Le modèle économique de REasy repose sur la réduction des coûts de transaction, la simplification des procédures et la fiabilité du règlement. En combinant conformité réglementaire, rapidité d’exécution et outils de gestion de change, la fintech entend redéfinir les standards du commerce transfrontalier africain. Dans une région où plus de 80 % des PME importatrices opèrent encore en dehors du système bancaire, la digitalisation des paiements représente une avancée majeure pour la formalisation économique.
La levée de fonds de REasy intervient dans un contexte favorable à la montée en puissance des fintechs africaines. En 2025, le financement du secteur a progressé de plus de 40 % en Afrique francophone, porté par des start-up qui innovent dans les services financiers, le paiement numérique et la logistique. Toutefois, le commerce international demeure l’un des segments les plus complexes, souvent laissé aux grands acteurs bancaires. En s’attaquant à ce créneau, REasy ouvre une nouvelle voie vers une intégration économique régionale plus inclusive.
Les analystes estiment que la réussite de REasy pourrait influencer les politiques financières de la CEMAC, encore marquées par des restrictions sur les transferts internationaux et une faible interconnexion bancaire. En facilitant les paiements entre les pays membres et avec l’extérieur, la fintech participe indirectement à la modernisation du marché des changes et à la consolidation du commerce intra-africain.

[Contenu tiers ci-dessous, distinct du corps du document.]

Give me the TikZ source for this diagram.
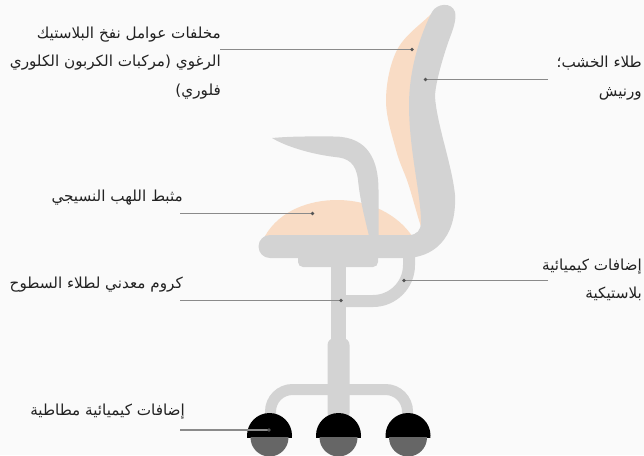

Pour les PME, les bénéfices sont immédiats : réduction des coûts, amélioration de la trésorerie, sécurité des flux et gain de compétitivité. Les entreprises locales peuvent désormais accéder à des fournisseurs internationaux avec moins de contraintes, ce qui encourage la diversification des importations et la montée en gamme des productions locales.
Au-delà de la technologie, REasy ambitionne d’agir comme un accélérateur d’intégration régionale. En reliant la finance, la logistique et la conformité réglementaire dans une seule interface, elle offre un outil clé pour dynamiser le commerce africain, renforcer la souveraineté monétaire et donner aux PME la place qu’elles méritent dans la mondialisation.
L’Afrique centrale, longtemps en retrait du boom fintech observé en Afrique de l’Ouest, semble enfin trouver son champion. Si REasy parvient à maintenir son élan et à gagner la confiance des régulateurs et des banques partenaires, la start-up camerounaise pourrait devenir l’un des acteurs majeurs du commerce numérique africain dans les années à venir.